While moving forward, Fayetteville State University is looking back.

In conjunction with the college's 150th anniversary, the traveling exhibit "1867: Deeds Not Words: The Origins of Fayetteville State University" has opened at the Museum of the Cape Fear. It is part of the museum's Black History Month events.

"Hopefully, this is just a sample to whet some appetites," said Kelli Cardenas Walsh, an associate professor of history at Fayetteville State and one of the curators of the exhibition. "We wanted to open it to the broader community. I understand there are those who are not familiar with our history. I think we have the most exciting history of any school in the UNC system. I think it's something we should know."

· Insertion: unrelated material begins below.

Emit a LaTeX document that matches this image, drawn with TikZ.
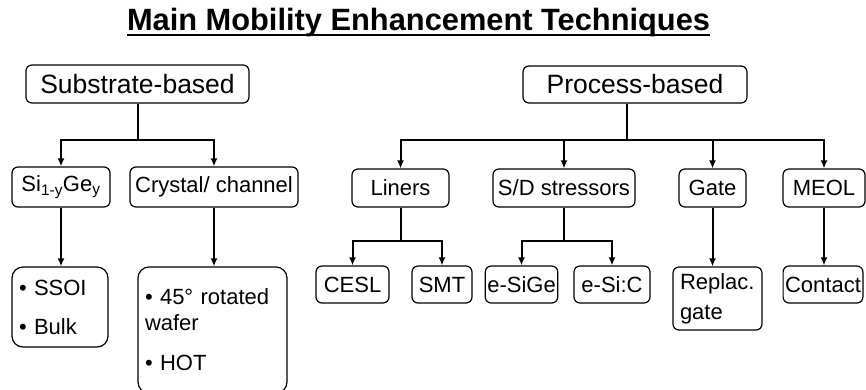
\documentclass[tikz,border=0pt]{standalone}
\usepackage{fontspec}
\setmainfont{Liberation Sans}
\usetikzlibrary{arrows.meta}
\newcommand{\ulinetext}[1]{\setbox0=\hbox{#1}\rlap{\rule[-5.9pt]{\wd0}{2.4pt}}\box0}
\tikzset{
  box/.style={
    % The shape:
    rectangle,
    rounded corners=6pt,
    % The border:
    draw=black,
    line width=1.2pt,
    % Font
    font=\fontsize{22}{26}\selectfont,
    % padding around text
    inner sep=2pt
  },
  topbox/.style={box, font=\fontsize{26.5}{30}\selectfont},
  listbox/.style={box, rounded corners=11pt, align=left, inner xsep=7pt},
  link/.style={line width=2pt},
  arrow/.style={link, -{Latex[length=8pt,width=7pt]}}
}

\begin{document}
\begin{tikzpicture}[x=1pt, y=-1pt]

  \useasboundingbox (0,0) rectangle (866,389);

  \node (title) at (418.5, 30) [anchor=base, font=\bfseries\fontsize{30.8}{36}\selectfont] {\ulinetext{Main Mobility Enhancement Techniques}};

  % first level
  \node (sub) at (137.5, 84) [topbox, minimum width=223pt, minimum height=38pt] {Substrate-based};
  \node (proc) at (635, 84.5) [topbox, minimum width=224pt, minimum height=37pt] {Process-based};

  % second level
  \node (sige) at (61, 187) [box, minimum width=98pt, minimum height=40pt] {Si\textsubscript{1-y}Ge\textsubscript{y}};
  \node (crys) at (214, 187) [box, minimum width=168pt, minimum height=40pt] {Crystal/ channel};
  \node (liners) at (400.5, 188) [box, minimum width=97pt, minimum height=38pt] {Liners};
  \node (sd) at (564, 188) [box, minimum width=142pt, minimum height=38pt] {S/D stressors};
  \node (gate) at (712.5, 188) [box, minimum width=67pt, minimum height=38pt] {Gate};
  \node (meol) at (824, 188) [box, minimum width=82pt, minimum height=38pt] {MEOL};

  % third level
  \node (ssoi) at (60, 307) [listbox, text width=82pt, minimum height=80pt] {\textbullet\ SSOI\\[13pt]\textbullet\ Bulk};
  \node (hot) at (212.5, 330) [listbox, text width=135pt, minimum height=126pt] {\textbullet\ 45° rotated\\wafer\\[14pt]\textbullet\ HOT};
  \node (cesl) at (352.5, 284.5) [box, minimum width=73pt, minimum height=37pt] {CESL};
  \node (smt) at (442, 284.5) [box, minimum width=60pt, minimum height=37pt] {SMT};
  \node (esige) at (521.5, 284.5) [box, minimum width=71pt, minimum height=37pt] {e-SiGe};
  \node (esic) at (612, 284.5) [box, minimum width=76pt, minimum height=37pt] {e-Si:C};
  \node (repl) at (717.5, 298.5) [box, align=left, inner xsep=7pt, text width=75pt, minimum height=63pt] {Replac.\\[4pt]gate};
  \node (contact) at (823, 284.5) [box, minimum width=78pt, minimum height=37pt] {Contact};

  % substrate tree
  \draw[link] (sub.south) to ++(0, 36) coordinate (sub bus);
  \draw[arrow] (sub bus) -| (sige.north);
  \draw[arrow] (sub bus) -| (crys.north);
  \draw[arrow] (sige.south) to (sige.south |- ssoi.north);
  \draw[arrow] (crys.south) to (crys.south |- hot.north);

  % process tree
  \draw[link] ([xshift=-8pt]proc.south) to ++(0, 36) coordinate (proc bus);
  \draw[arrow] (proc bus) -| (liners.north);
  \draw[arrow] (proc bus) -| (sd.north);
  \draw[arrow] (proc bus) -| (gate.north);
  \draw[arrow] (proc bus) -| (meol.north);

  \draw[link] (liners.south) to ++(0, 33) coordinate (liners bus);
  \draw[arrow] (liners bus) -| (cesl.north);
  \draw[arrow] (liners bus) -| (smt.north);

  \draw[link] (sd.south) to ++(0, 33) coordinate (sd bus);
  \draw[arrow] (sd bus) -| (esige.north);
  \draw[arrow] (sd bus) -| (esic.north);

  \draw[arrow] (gate.south) to (gate.south |- repl.north);
  \draw[arrow] (meol.south) to (meol.south |- contact.north);

\end{tikzpicture}
\end{document}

The educational exhibit tells the story of the university's founding through a timeline, photographs and panels. Part of that story is the seven African-American men who had the foresight to take matters into their own hands and establish a school to provide education for the black youth of the community, just a few years after the Civil War.

The seven men — David A. Bryant, Nelson Carter, Andrew J. Chesnutt (often written as Chestnut or Chestnutt), George Grange Sr. (Granger or Grainger), Matthew Leary Jr., Thomas Lomax and Robert Simmons — paid $136 for two lots on Gillespie Street. As the school developed, the men would be appointed the board of trustees to maintain the property.

The deed the founders signed was registered on Nov. 29, 1867, which is now recognized as the official date of the beginning of Fayetteville State University. The Howard School would open two years later, described in its day as "a large commodious building" erected at a cost of $3,800.

The Howard School evolved into the state’s first school for black teachers. Nearly a century later, it became part of the University of North Carolina system. And today, the 140-acre campus along Murchison Road has 45 buildings and about 6,300 students.

"Really, the exhibit is about what was going on in 1867 in the community," Dwight Smith said. Along with each of the founders, panels are devoted to such areas as reconstruction, religion, the economy, politics, music and art of that time in history.

Smith, another one of the exhibit's curators, is an assistant professor of visual art and director of the Rosenthal Gallery on the FSU campus. Before going on exhibit at the Museum of the Cape Fear, the display could be seen in the Rosenthal Gallery.

"It's really interesting to see where the school began and where we are now," he said. "I think if people tour the campus, they'll see the changes."